Er is wel een groot verschil tussen de wijze waarop de eerste schepping tot stand is gekomen en de wijze waarop de tweede is ontstaan. De eerste is ontstaan door het woord van Zijn macht (Gn 1:4; 6; 9; 11; 14; 20; 24; Ps 33:6; 9). Om Hoofd van de nieuwe schepping te worden, moest Hij Mens worden en in de dood gaan, om daaruit weer op te staan.

De opstanding van de Heer Jezus is het nieuwe begin voor God. Daardoor is de gemeente, hier als lichaam aangeduid, ontstaan. Je kunt het vergelijken met de manier waarop Eva uit Adam werd gevormd. God legde Adam in een doodsslaap. Tijdens die doodsslaap nam God een rib uit zijn lichaam en bouwde die tot een vrouw. Toen Adam haar zag, zei hij: “Deze is ditmaal been van mijn beenderen, en vlees van mijn vlees!” (Gn 2:21-23). Paulus past dit toe op Christus en de gemeente (Ef 5:30). De gemeente is het lichaam van Christus en Christus is het Hoofd ervan. Hij bestuurt het lichaam en geeft het wat het nodig heeft.

De Heer Jezus heeft niet alleen de eerste plaats in de eerste of de oude schepping; ook in de nieuwe schepping is Hij Hoofd en Eerstgeborene. In de nieuwe schepping is Hij “[de] Eerstgeborene uit de doden”. Dat wil niet zeggen dat Hij de eerste is Die uit de doden opstond. Er zijn al eerder mensen uit de doden opgestaan, maar ook hier is Hij de Eerstgeborene omdat Hij de voorrang heeft boven ieder ander die uit de doden is opgestaan of nog zal opstaan.

Hij is de Eerste omdat Hij bij Zijn opstanding levend is geworden tot in alle eeuwigheid (Op 1:18). Hij is door de opstanding in een andere wereld binnengegaan. Door dat te doen heeft Hij die wereld ook voor anderen geopend. Zijn opstanding zal worden gevolgd door de opstanding van allen die in Hem geloven. Het bijzondere van deze positie is, dat Hij door Zijn opstanding “in alle dingen de eerste plaats” inneemt als Mens.

Als God heeft Hij de heerlijkheid van de Schepper, maar Hij is Mens geworden om als Mens in de dood te kunnen gaan. Als Mens is Hij opgestaan uit de dood en als Mens is Hij naar de hemel gegaan. Hij is Mens geworden om het tot in eeuwigheid te blijven. Dat maakt Zijn heerlijkheid niet minder, het maakt die juist groter.

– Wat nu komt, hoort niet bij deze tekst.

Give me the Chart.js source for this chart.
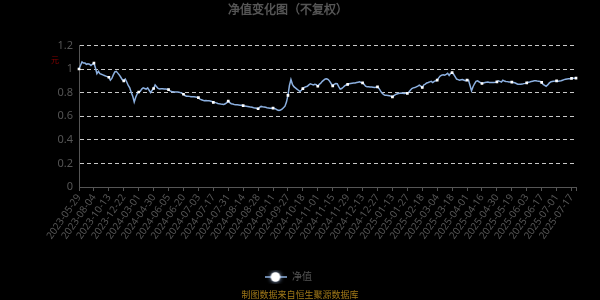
<!DOCTYPE html>
<html lang="zh-CN">
<head>
    <meta charset="UTF-8">
    <title>净值变化图（不复权）</title>
    <script src="https://cdn.jsdelivr.net/npm/chart.js"></script>
    <style>
        body {
            margin: 0;
            background-color: #000;
        }
        #navChart {
            display: block;
        }
    </style>
</head>
<body>
    <canvas id="navChart" width="600" height="300"></canvas>

    <script>
        // 每10个数据点标一个日期
        const tickDates = [
            '2023-05-29', '2023-08-04', '2023-10-13', '2023-12-22', '2024-03-01', '2024-04-30',
            '2024-06-05', '2024-06-20', '2024-07-03', '2024-07-17', '2024-07-31', '2024-08-14',
            '2024-08-28', '2024-09-11', '2024-09-27', '2024-10-18', '2024-11-01', '2024-11-15',
            '2024-11-29', '2024-12-13', '2024-12-27', '2025-01-13', '2025-01-27', '2025-02-18',
            '2025-03-04', '2025-03-18', '2025-04-01', '2025-04-16', '2025-04-30', '2025-05-19',
            '2025-06-03', '2025-06-17', '2025-07-01', '2025-07-17'
        ];

        const navValues = [
            1.0, 1.03, 1.06, 1.05, 1.05, 1.04, 1.045, 1.04, 1.03, 1.04,
            1.05, 1.01, 0.96, 0.98, 0.96, 0.955, 0.95, 0.945, 0.94, 0.935,
            0.93, 0.905, 0.92, 0.95, 0.975, 0.98, 0.965, 0.95, 0.93, 0.91,
            0.90, 0.915, 0.89, 0.86, 0.84, 0.80, 0.77, 0.72, 0.76, 0.79,
            0.805, 0.81, 0.83, 0.84, 0.835, 0.83, 0.84, 0.82, 0.80, 0.82,
            0.835, 0.865, 0.85, 0.835, 0.83, 0.832, 0.832, 0.83, 0.83, 0.828,
            0.826, 0.815, 0.81, 0.808, 0.806, 0.806, 0.805, 0.803, 0.80, 0.795,
            0.786, 0.775, 0.77, 0.77, 0.768, 0.765, 0.765, 0.764, 0.762, 0.76,
            0.757, 0.745, 0.74, 0.735, 0.732, 0.733, 0.731, 0.73, 0.728, 0.725,
            0.717, 0.717, 0.713, 0.708, 0.705, 0.703, 0.702, 0.70, 0.705, 0.715,
            0.728, 0.715, 0.706, 0.703, 0.70, 0.698, 0.697, 0.695, 0.693, 0.692,
            0.689, 0.687, 0.685, 0.683, 0.68, 0.677, 0.675, 0.672, 0.67, 0.667,
            0.663, 0.675, 0.683, 0.68, 0.678, 0.675, 0.672, 0.67, 0.668, 0.667,
            0.669, 0.665, 0.66, 0.652, 0.648, 0.652, 0.66, 0.672, 0.685, 0.72,
            0.777, 0.86, 0.911, 0.87, 0.85, 0.84, 0.83, 0.82, 0.81, 0.82,
            0.834, 0.845, 0.85, 0.853, 0.865, 0.875, 0.87, 0.865, 0.87, 0.868,
            0.854, 0.87, 0.88, 0.895, 0.905, 0.915, 0.917, 0.91, 0.895, 0.875,
            0.857, 0.87, 0.877, 0.875, 0.85, 0.83, 0.835, 0.845, 0.857, 0.865,
            0.869, 0.875, 0.878, 0.88, 0.882, 0.882, 0.885, 0.888, 0.891, 0.886,
            0.883, 0.87, 0.855, 0.85, 0.85, 0.848, 0.847, 0.845, 0.843, 0.846,
            0.849, 0.835, 0.815, 0.797, 0.785, 0.777, 0.777, 0.775, 0.773, 0.77,
            0.763, 0.775, 0.783, 0.788, 0.792, 0.795, 0.797, 0.795, 0.793, 0.794,
            0.794, 0.805, 0.82, 0.834, 0.84, 0.843, 0.848, 0.855, 0.863, 0.855,
            0.843, 0.865, 0.872, 0.882, 0.886, 0.891, 0.895, 0.885, 0.895, 0.9,
            0.906, 0.925, 0.94, 0.948, 0.952, 0.948, 0.955, 0.963, 0.945, 0.963,
            0.969, 0.955, 0.935, 0.915, 0.91, 0.905, 0.908, 0.91, 0.905, 0.9,
            0.906, 0.905, 0.86, 0.815, 0.85, 0.875, 0.895, 0.9, 0.892, 0.885,
            0.877, 0.882, 0.885, 0.887, 0.889, 0.886, 0.885, 0.885, 0.886, 0.888,
            0.891, 0.9, 0.895, 0.89, 0.905, 0.898, 0.895, 0.893, 0.89, 0.889,
            0.889, 0.886, 0.883, 0.877, 0.871, 0.871, 0.871, 0.872, 0.876, 0.878,
            0.883, 0.888, 0.89, 0.894, 0.897, 0.9, 0.9, 0.898, 0.897, 0.895,
            0.886, 0.87, 0.862, 0.854, 0.865, 0.88, 0.89, 0.895, 0.897, 0.898,
            0.9, 0.897, 0.899, 0.9, 0.905, 0.91, 0.913, 0.916, 0.917, 0.918,
            0.92, 0.922, 0.921, 0.923
        ];

        const yTicks = [0, 0.2, 0.4, 0.6, 0.8, 1, 1.2];

        const TICK_EVERY = 10;
        const lineColor = '#8cb0e0';
        const textColor = '#555';

        // 只有刻度位置有日期，其余点不显示标签
        const labels = navValues.map((v, i) => i % TICK_EVERY === 0 ? tickDates[i / TICK_EVERY] : '');

        // 图例图标：线段加白色圆点
        function makeLegendIcon() {
            const c = document.createElement('canvas');
            c.width = 22;
            c.height = 14;
            const g = c.getContext('2d');
            g.strokeStyle = lineColor;
            g.lineWidth = 1.5;
            g.beginPath();
            g.moveTo(0, 7);
            g.lineTo(22, 7);
            g.stroke();
            g.shadowColor = 'rgba(180, 210, 255, 0.9)';
            g.shadowBlur = 4;
            g.fillStyle = '#fff';
            g.beginPath();
            g.arc(11, 7, 4.8, 0, Math.PI * 2);
            g.fill();
            return c;
        }

        // 左上角单位 + 底部数据来源
        const extraText = {
            id: 'extraText',
            afterDraw(chart) {
                const ctx = chart.ctx;
                ctx.save();
                ctx.textAlign = 'center';
                ctx.textBaseline = 'middle';
                ctx.fillStyle = '#8b0000';
                ctx.font = '8px "Noto Sans CJK SC"';
                ctx.fillText('元', 55, 60);
                ctx.fillStyle = '#a07818';
                ctx.font = '9px "Noto Sans CJK SC"';
                ctx.fillText('制图数据来自恒生聚源数据库', 300, 295);
                ctx.restore();
            }
        };

        function initChart() {
            const legendIcon = makeLegendIcon();
            const ctx = document.getElementById('navChart').getContext('2d');
            new Chart(ctx, {
                type: 'line',
                data: {
                    labels: labels,
                    datasets: [{
                        label: '净值',
                        data: navValues,
                        borderColor: lineColor,
                        borderWidth: 1.5,
                        tension: 0,
                        pointStyle: 'rect',
                        pointRadius: (c) => (c.dataIndex % TICK_EVERY === 0 || c.dataIndex === navValues.length - 1) ? 1.9 : 0,
                        pointBackgroundColor: '#fff',
                        pointBorderColor: '#fff',
                        pointBorderWidth: 0
                    }]
                },
                options: {
                    responsive: false,
                    animation: false,
                    font: {
                        family: '"Noto Sans", "Noto Sans CJK SC", sans-serif'
                    },
                    layout: {
                        padding: { left: 0, right: 24, top: 0, bottom: 8 }
                    },
                    scales: {
                        x: {
                            border: { color: '#555' },
                            grid: {
                                drawOnChartArea: false,
                                drawTicks: true,
                                tickLength: 4,
                                color: '#555'
                            },
                            ticks: {
                                autoSkip: false,
                                minRotation: 55,
                                maxRotation: 55,
                                padding: 1,
                                color: textColor,
                                font: { size: 10 },
                                callback: function(value, index) {
                                    if (index % TICK_EVERY === 0) return labels[index];
                                    if (index === navValues.length - 1) return '';
                                    return null;
                                }
                            },
                            afterFit: function(scale) {
                                scale.height = 73;
                            }
                        },
                        y: {
                            min: 0,
                            max: 1.2,
                            border: { color: '#555', dash: [4, 3] },
                            grid: {
                                drawTicks: false,
                                color: (c) => c.tick.value === 0 ? 'rgba(0,0,0,0)' : '#c8c8c8'
                            },
                            ticks: {
                                stepSize: 0.2,
                                padding: 6,
                                color: textColor,
                                font: { size: 11 },
                                callback: function(value) {
                                    const t = yTicks.find(v => Math.abs(v - value) < 1e-6);
                                    return t === undefined ? null : String(t);
                                }
                            },
                            afterFit: function(scale) {
                                scale.width = 79;
                            }
                        }
                    },
                    plugins: {
                        title: {
                            display: true,
                            text: '净值变化图（不复权）',
                            color: textColor,
                            font: { size: 12, weight: 'bold' },
                            padding: { top: 3, bottom: 28 }
                        },
                        legend: {
                            display: true,
                            position: 'bottom',
                            labels: {
                                color: textColor,
                                font: { size: 10 },
                                usePointStyle: true,
                                pointStyleWidth: 22,
                                padding: 12,
                                generateLabels: function(chart) {
                                    const items = Chart.defaults.plugins.legend.labels.generateLabels(chart);
                                    items.forEach(it => { it.pointStyle = legendIcon; });
                                    return items;
                                }
                            }
                        },
                        tooltip: {
                            enabled: false
                        }
                    }
                },
                plugins: [extraText]
            });
        }

        window.onload = initChart;
    </script>
</body>
</html>
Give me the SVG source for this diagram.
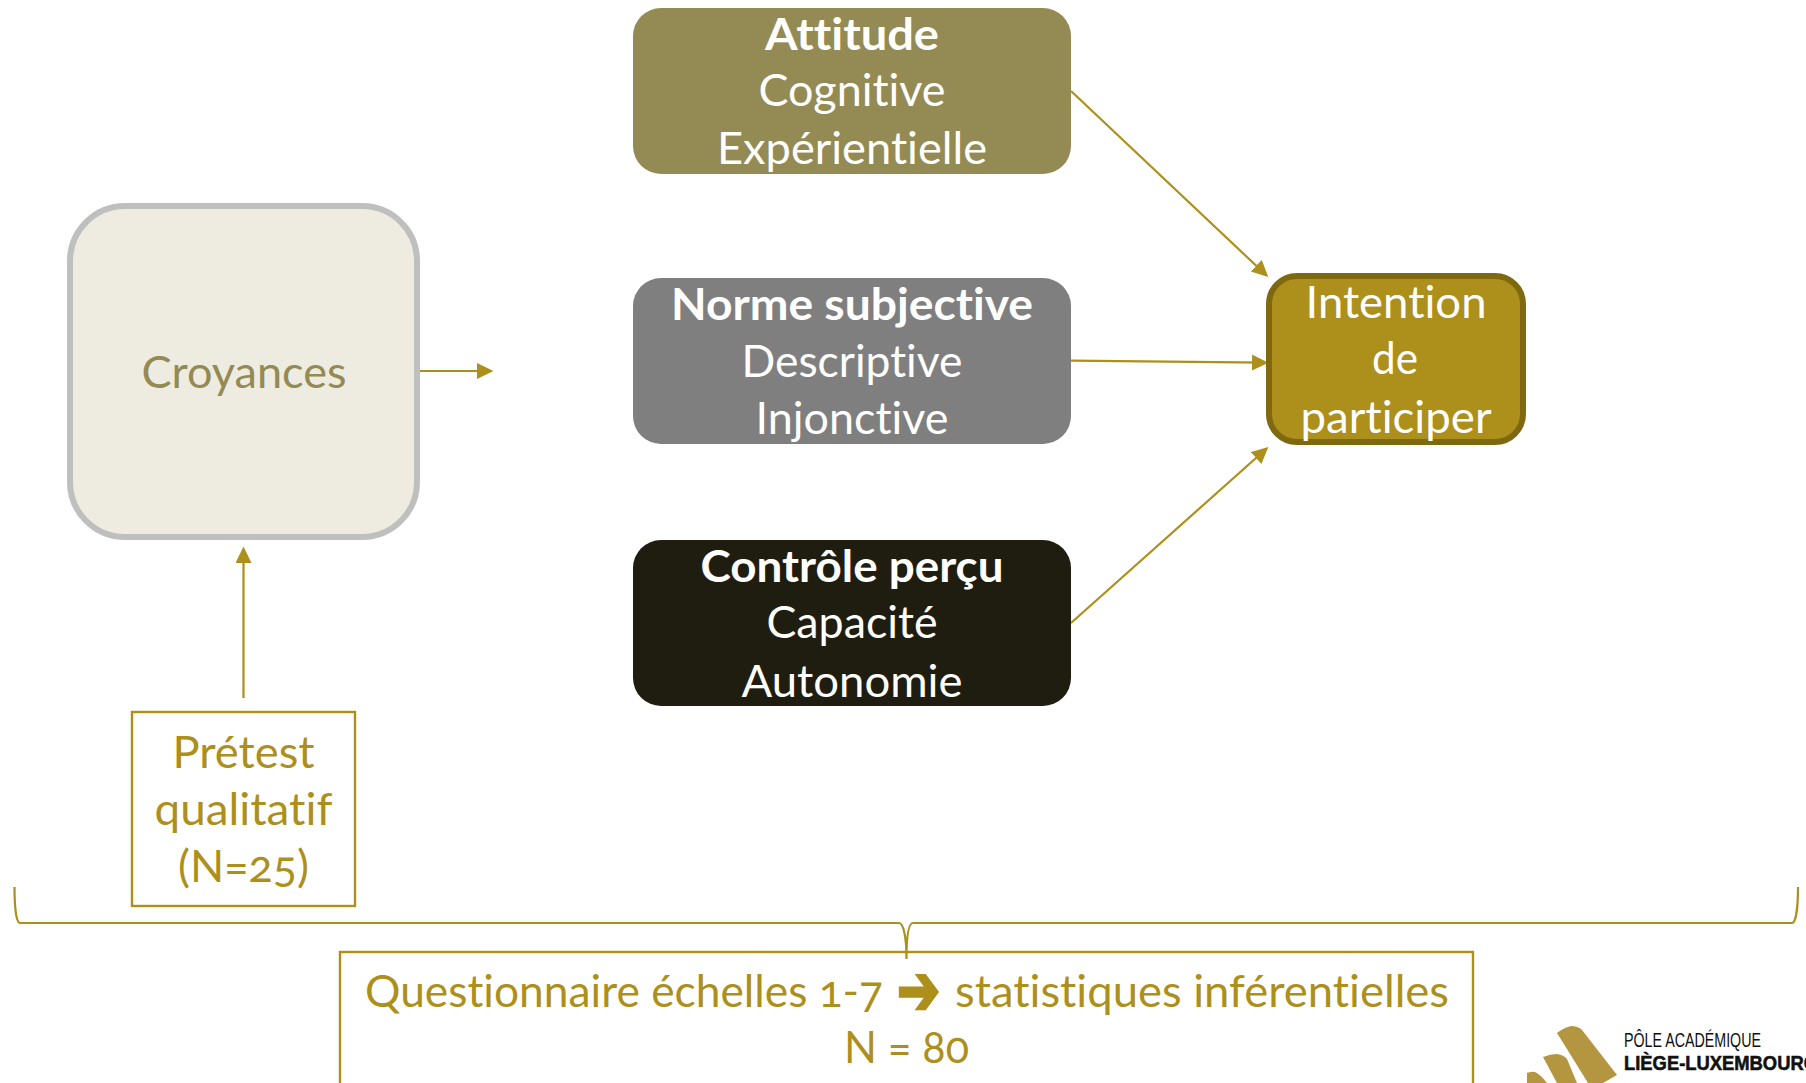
<svg xmlns="http://www.w3.org/2000/svg" width="1806" height="1083" viewBox="0 0 1806 1083">
<style>
text{font-family:"Lato","Open Sans","Liberation Sans",sans-serif;font-size:44px;text-anchor:middle;font-variant-numeric:oldstyle-nums;font-variant-ligatures:none}
.w{fill:#fff}.b{font-weight:700}
.g{fill:#ad8f1c}
.c{fill:none;stroke:#ad8f1c;stroke-width:2.200}
.box{fill:none;stroke:#ad8f1c;stroke-width:2.400}
.logo{fill:#b59640}
.lt{font-family:"Liberation Sans Narrow","Liberation Sans",sans-serif;text-anchor:start;font-size:21px;fill:#111;font-variant-numeric:normal}
</style>
<defs><marker id="a" markerUnits="userSpaceOnUse" markerWidth="18" markerHeight="17" refX="12" refY="8" orient="auto"><path d="M0 0L16.500 8L0 16z" fill="#ad8f1c"/></marker></defs>
<rect width="1806" height="1083" fill="#fff"/>
<g id="connectors">
<line class="c" x1="415" y1="371" x2="489" y2="371" marker-end="url(#a)"/>
<line class="c" x1="243.500" y1="698" x2="243.500" y2="551" marker-end="url(#a)"/>
<line class="c" x1="1071" y1="91" x2="1265" y2="274" marker-end="url(#a)"/>
<line class="c" x1="1071" y1="360.700" x2="1264" y2="362.700" marker-end="url(#a)"/>
<line class="c" x1="1071" y1="623" x2="1265" y2="450" marker-end="url(#a)"/>
<path class="c" d="M14.500 887C14.500 906 16 923 20 923L899 923C904 923 906.500 940 906.500 959C906.500 940 908 923 913 923L1792 923C1796 923 1798 906 1798 887"/>
</g>
<g id="attitude"><rect x="633" y="8" width="438" height="166" rx="28" fill="#948a54"/>
<text class="w b" x="852" y="50" textLength="174" lengthAdjust="spacingAndGlyphs">Attitude</text>
<text class="w" x="852" y="106" textLength="187" lengthAdjust="spacingAndGlyphs">Cognitive</text>
<text class="w" x="852" y="164" textLength="270" lengthAdjust="spacingAndGlyphs">Expérientielle</text></g>
<g id="norme"><rect x="633" y="278" width="438" height="166" rx="28" fill="#7f7f7f"/>
<text class="w b" x="852" y="320" textLength="362" lengthAdjust="spacingAndGlyphs">Norme subjective</text>
<text class="w" x="852" y="376.500" textLength="221" lengthAdjust="spacingAndGlyphs">Descriptive</text>
<text class="w" x="852" y="434" textLength="193" lengthAdjust="spacingAndGlyphs">Injonctive</text></g>
<g id="controle"><rect x="633" y="540" width="438" height="166" rx="28" fill="#1f1d10"/>
<text class="w b" x="852" y="582" textLength="303" lengthAdjust="spacingAndGlyphs">Contrôle perçu</text>
<text class="w" x="852" y="638" textLength="171" lengthAdjust="spacingAndGlyphs">Capacité</text>
<text class="w" x="852" y="697" textLength="221" lengthAdjust="spacingAndGlyphs">Autonomie</text></g>
<g id="intention"><rect x="1269" y="276" width="254" height="166" rx="28" fill="#ad8f1c" stroke="#7f6910" stroke-width="6"/>
<text class="w" x="1396" y="318" textLength="181" lengthAdjust="spacingAndGlyphs">Intention</text>
<text class="w" x="1395" y="374" textLength="46" lengthAdjust="spacingAndGlyphs">de</text>
<text class="w" x="1396" y="433" textLength="191" lengthAdjust="spacingAndGlyphs">participer</text></g>
<g id="croyances"><rect x="70" y="206" width="347" height="331" rx="55" fill="#eeece1" stroke="#bfbfbf" stroke-width="6"/>
<text x="244" y="388" fill="#948a54" textLength="205" lengthAdjust="spacingAndGlyphs">Croyances</text></g>
<g id="pretest"><rect class="box" x="132" y="712" width="223" height="194"/>
<text class="g" x="243.500" y="768" textLength="142" lengthAdjust="spacingAndGlyphs">Prétest</text>
<text class="g" x="243.500" y="825" textLength="178" lengthAdjust="spacingAndGlyphs">qualitatif</text>
<text class="g" x="243.500" y="882" textLength="131" lengthAdjust="spacingAndGlyphs">(N=25)</text></g>
<g id="questionnaire"><rect class="box" x="340" y="952" width="1133" height="160"/>
<text class="g" x="624" y="1007" textLength="518" lengthAdjust="spacingAndGlyphs">Questionnaire échelles 1-7</text>
<text class="g" x="918.500" y="1014" style="font-family:'DejaVu Sans',sans-serif;font-weight:700;font-size:70px;stroke:#ad8f1c;stroke-width:3" textLength="43" lengthAdjust="spacingAndGlyphs">➔</text>
<text class="g" x="1202" y="1007" textLength="494" lengthAdjust="spacingAndGlyphs">statistiques inférentielles</text>
<text class="g" x="906.500" y="1063" textLength="125" lengthAdjust="spacingAndGlyphs">N = 80</text></g>
<g id="logo">
<path class="logo" d="M1557 1033Q1563 1028 1571 1026Q1578 1026 1582 1030L1617 1075L1603 1083L1588 1083Z"/>
<path class="logo" d="M1543 1057Q1550 1054 1557 1054Q1564 1055 1567 1059L1577 1083L1557 1083Z"/>
<path class="logo" d="M1527 1073Q1532 1071 1535 1072Q1540 1074 1547 1083L1527 1083Z"/>
<text class="lt" x="1624" y="1047" textLength="137" lengthAdjust="spacingAndGlyphs">PÔLE ACADÉMIQUE</text>
<text class="lt" x="1624" y="1070" style="font-weight:700;stroke:#111;stroke-width:.6" textLength="194" lengthAdjust="spacingAndGlyphs">LIÈGE-LUXEMBOURG</text>
</g>
</svg>
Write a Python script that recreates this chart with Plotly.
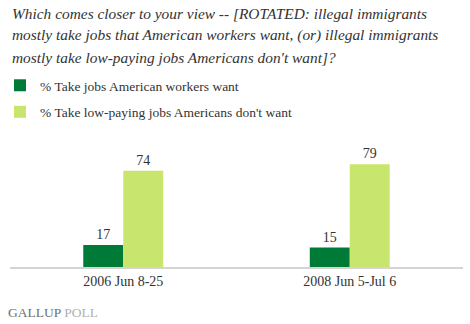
import plotly.graph_objects as go

categories = ["2006 Jun 8-25", "2008 Jun 5-Jul 6"]
series_names = ["% Take jobs American workers want", "% Take low-paying jobs Americans don't want"]
want_values = [17, 15]
dont_want_values = [74, 79]
colors = ["#007A37", "#C8E66E"]
title_lines = [
    "Which comes closer to your view -- [ROTATED: illegal immigrants",
    "mostly take jobs that American workers want, (or) illegal immigrants",
    "mostly take low-paying jobs Americans don't want]?",
]

SERIF = "Liberation Serif"
W, H = 470, 324
M_T, M_B = 137, 57
PLOT_H = H - M_T - M_B


def py(pixel_y):
    return (H - M_B - pixel_y) / PLOT_H


fig = go.Figure()
for i, (name, vals) in enumerate(zip(series_names, [want_values, dont_want_values])):
    fig.add_trace(go.Bar(
        x=categories, y=vals, name=name,
        marker=dict(color=colors[i], line=dict(width=0)),
        text=[str(v) for v in vals], textposition="outside",
        textfont=dict(family=SERIF, size=14, color="#333333"),
        cliponaxis=False, legendgroup=f"g{i}",
    ))

annotations = []
for k, line in enumerate(title_lines):
    annotations.append(dict(
        text=f"<i>{line}</i>", xref="paper", yref="paper",
        x=0, xanchor="left", y=py(13 + 22 * k), yanchor="middle",
        showarrow=False, font=dict(family=SERIF, size=15.4, color="#333333"),
    ))
annotations.append(dict(
    text="<span style='color:#707070'>GALLUP</span> <span style='color:#b0b0b0'>POLL</span>",
    xref="paper", yref="paper", x=-0.008, xanchor="left", y=py(312), yanchor="middle",
    showarrow=False, font=dict(family=SERIF, size=13.5),
))

fig.update_layout(
    width=W, height=H,
    margin=dict(l=10, r=7, t=M_T, b=M_B),
    paper_bgcolor="white", plot_bgcolor="white",
    barmode="group", bargap=0.647, bargroupgap=0,
    showlegend=True,
    legend=dict(
        x=-0.03, xanchor="left", yref="container", y=1 - 70 / H, yanchor="top",
        font=dict(family=SERIF, size=13.5, color="#333333"),
        tracegroupgap=6, itemwidth=30, bgcolor="rgba(0,0,0,0)",
    ),
    xaxis=dict(
        showline=True, linecolor="#d4d4d4", linewidth=2, ticks="",
        tickfont=dict(family=SERIF, size=14, color="#333333"),
        showgrid=False, zeroline=False,
    ),
    yaxis=dict(range=[0, 100], visible=False, showgrid=False, zeroline=False),
    annotations=annotations,
)

fig.write_html("out.html")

Ko 1:19. Dat blijkt wel uit de woorden van dit vers: “Want het behaagde de hele Volheid in Hem te wonen.” In de Heer Jezus – want Hij is die ‘Hem’ – woont de drie-enige God met vreugde. Dat was zo toen Hij op aarde kwam, toen Hij Gods werk deed, en ook toen Hij daarna naar de hemel terugkeerde. God Zelf is in al Zijn Volheid, zonder enige beperking, in de Persoon van Christus geopenbaard. In Hem is de drie-enige God betrokken bij het nieuwe begin. Hoe groot is Zijn heerlijkheid!

Lees nog eens Kolossenzen 1:14-19.

Verwerking: Welke heerlijkheden van de Heer Jezus heb je in dit gedeelte ontdekt?